How Rates Work

Understanding Postponed Rates in Local Government

Postponed rates help ratepayers in financial hardship by deferring payments until property sale, easing immediate burden and ensuring councils eventually receive funds.


Postponed rates play a crucial role in the financial ecosystem of local governments, particularly in supporting ratepayers who find themselves in financial distress. This system enables property owners to defer the payment of their council rates, providing relief when immediate payment is not feasible. While not all councils are mandated to offer this service, it can be a lifeline for those struggling to meet their financial obligations.

What are Postponed Rates?

Postponed rates are essentially a deferral of council rate payments. Instead of paying the full amount of rates on their due date, eligible property owners can apply to have a portion or all of their rates postponed. This means that the debt accumulates over time and is usually paid when the property is sold or transferred.

Why Are Postponed Rates Important?

For many ratepayers, especially those who are asset-rich but cash-poor, such as elderly homeowners on fixed incomes, paying annual rates can be a significant burden. Postponed rates provide a way for these individuals to remain in their homes without the immediate pressure of large rate bills. This system is particularly vital in cases where property values and thus rates increase dramatically, such as when a residential property is rezoned for commercial use.

Mandated Postponed Rates

In some parts of Australia, like South Australia, councils are mandated to offer postponed rates. This ensures that all eligible ratepayers have access to this form of financial assistance. Other councils across the country have the discretion to offer this service and can tailor it to meet the needs of their communities.

Real-World Example

I once encountered a situation involving an elderly pensioner whose home was rezoned to commercial, causing her rates to spike significantly. Her house was located in the centre of the main town, and while the value of her property increased, so did her rates—without any additional services provided. Each year, this particular council would manually adjust her rates, writing off the difference. However, they could have postponed the rates instead, allowing the debt to grow at a manageable interest rate until the property was sold, at which point the debt would be paid from the sale proceeds.

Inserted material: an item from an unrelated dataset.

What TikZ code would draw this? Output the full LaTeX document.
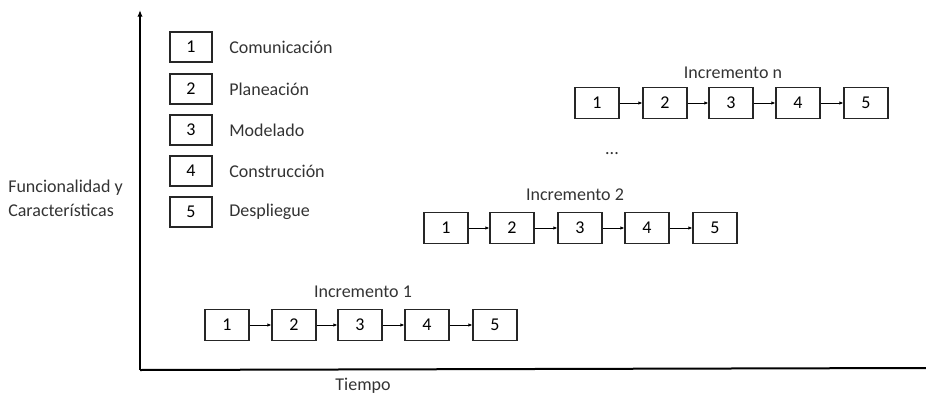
\documentclass[tikz,border=0pt]{standalone}
\usepackage{fontspec}
\setmainfont{Carlito}
\usetikzlibrary{arrows.meta}
\begin{document}
\begin{tikzpicture}[x=0.75pt,y=-0.75pt,
  stage/.style={draw=black!85,line width=0.8pt,minimum width=33pt,minimum height=23pt,inner sep=0pt,font=\fontsize{13.5}{16}\selectfont},
  leg/.style={draw=black!85,line width=0.8pt,minimum width=31.5pt,minimum height=22.5pt,inner sep=0pt,font=\fontsize{13.5}{16}\selectfont},
  lbl/.style={font=\fontsize{13.5}{18}\selectfont,text=black!80,inner sep=0pt},
  link/.style={line width=0.6pt,-{Latex[length=3pt,width=2.5pt]}},
  axis/.style={line width=1.5pt}]
\useasboundingbox (0,0) rectangle (926,397);
% axes
\coordinate (o) at (140,370);
\coordinate (ytop) at (140,10);
\coordinate (xend) at (926,368);
\draw[axis,-{Latex[length=5pt,width=4pt]}] (o) -- (ytop);
\draw[axis] (o) -- (xend);
\node[lbl,anchor=west,align=left] (ylab) at (8,198) {Funcionalidad y\\Características};
\node[lbl] (xlab) at (363,386) {Tiempo};
% legend
\foreach \i/\y/\t in {1/47/Comunicación,2/89/Planeación,3/130/Modelado,4/171/Construcción,5/212/Despliegue}{
  \node[leg] (l\i) at (191,\y) {\i};
  \node[lbl,anchor=west] (t\i) at (229,\y) {\t};
}
% Incremento n
\foreach \i/\x in {1/597,2/665,3/731,4/798,5/866}{
  \node[stage] (n\i) at (\x,103) {\i};
}
\node[lbl] (ln) at (733,73) {Incremento n};
\foreach \a/\b in {1/2,2/3,3/4,4/5}{\draw[link] (n\a) -- (n\b);}
\node[lbl] (dots) at (612,154) {...};
% Incremento 2
\foreach \i/\x in {1/446,2/512,3/580,4/647,5/715}{
  \node[stage] (b\i) at (\x,228) {\i};
}
\node[lbl] (l2) at (575,195) {Incremento 2};
\foreach \a/\b in {1/2,2/3,3/4,4/5}{\draw[link] (b\a) -- (b\b);}
% Incremento 1
\foreach \i/\x in {1/227,2/294,3/360,4/427,5/495}{
  \node[stage] (a\i) at (\x,325) {\i};
}
\node[lbl] (l1) at (363,292) {Incremento 1};
\foreach \a/\b in {1/2,2/3,3/4,4/5}{\draw[link] (a\a) -- (a\b);}
\end{tikzpicture}
\end{document}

The Complexity of Postponed Rates

While the concept of postponing rates is straightforward, the implementation can be complex for people such as me who are daft enough to try and tackle things such as this in computer software. Let's break down a hypothetical example to illustrate how something so simple can get so complex rather quickly:

How Can It Get Complicated?

Well, let's imagine you own a house and your yearly council rates are $2,000. And your council decides to let you postpone paying $1,500 (75%) of that amount because you're having trouble paying right now for whatever reason. You can pay the rest, $500, over four smaller payments throughout the year.

But the rates are not just $2,000 as they are for multiple things, for ease of understanding let's say that it includes two parts:

  • $1,800 for general services
  • $200 for waste services

If we divide these by four because you pay in four instalments (rates are often not this clean cut), you would normally pay:

  • $450 every three months for general services
  • $50 every three months for waste services

But since you're postponing $1,500 of the total $2,000, each instalment would look like this:

  • You pay $112.50 for general services ($450 - $337.50 postponed)
  • You pay $12.50 for waste services ($50 - $37.50 postponed)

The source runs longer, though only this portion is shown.